Probability, $2$ urns, one with $2$ black, and one with a white and a black ball.

We have $2$ opaque bags, each containing $2$ balls. One bag has $2$ black balls and the other has a black ball and a white ball. You pick a bag at random and then pick one of the balls in that bag at random. When you look at the ball, it is black. You now pick the second ball from that same bag. What is the probability that this ball is also black?
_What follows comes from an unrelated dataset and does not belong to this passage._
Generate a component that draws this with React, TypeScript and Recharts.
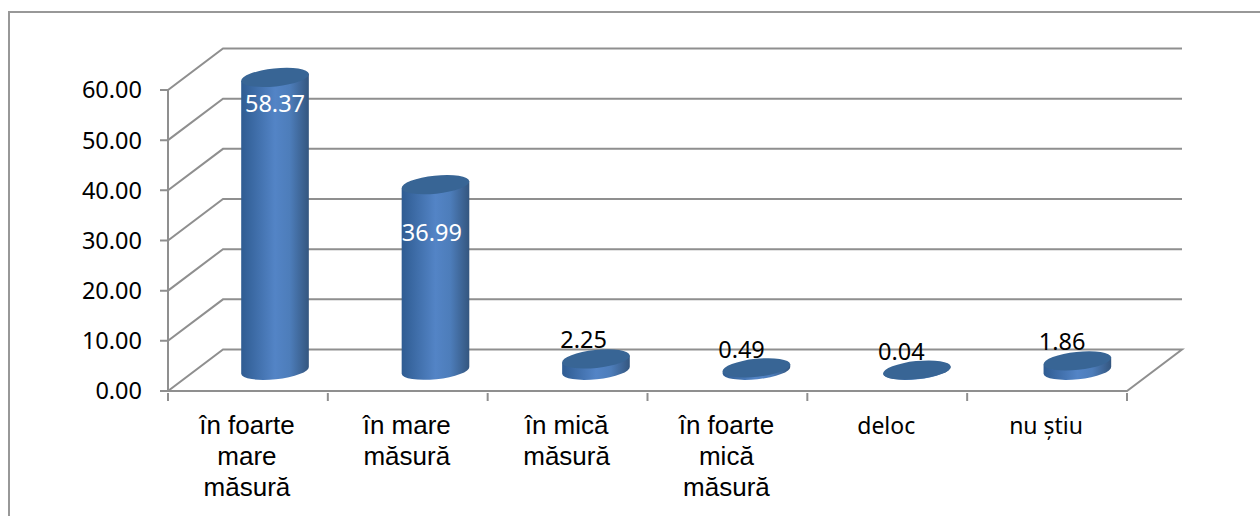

I am constantly getting this question's answer wrong whenever I attempt it. So please tell me what I am doing wrong here ?

My Solution:

Let $U_1$ be the urn with two black balls and $U_2$ be the urn with one black and one white ball.

$P(U_1)$ : Probability of selecting $U_1 = 1/2$

$P(U_2)$ : Probability of selecting $U_2 = 1/2$

$P_1(B|B)$ : Probability of second draw is black, given the first draw from the same urn, $U_1$, is black = $1$

$P_2(B|B)$ : Probability of second draw is black, given the first draw from the same urn, $U_2$, is black = $0$

Then we have,

$P(U_1) * P_1(B|B) + P(U_2) * P_2(B|B) = 1/2$

But the answer is $2/3$, so what am I missing here ?

• With regard to your question, you are asked for the conditional probability that second ball is black given that the first ball is black, but you are calculating an unconditional probability. What you are missing is that the first black ball is equally likely to be any of the three black balls, and in two of those three cases, the other ball is black while in one of the three cases, the other ball is white. – Dilip Sarwate Jan 15 '13 at 18:15

So, if you have drawn out one of the three black balls, the probabilities that it came from urn $U_i$ are
$$P(U_1|B) = 2/3$$ $$P(U_2|B) = 1/3$$
If it's hard to understand, you can think of a similar situation - let's say you have an $U_1'$ with 100 black balls and $U_2'$ with 99 white balls and one black ball. If you take one urn and pull out a ball and it turns out to be black, you can be quite sure that you got $U_1'$. In this case it's the same, just not that obvious.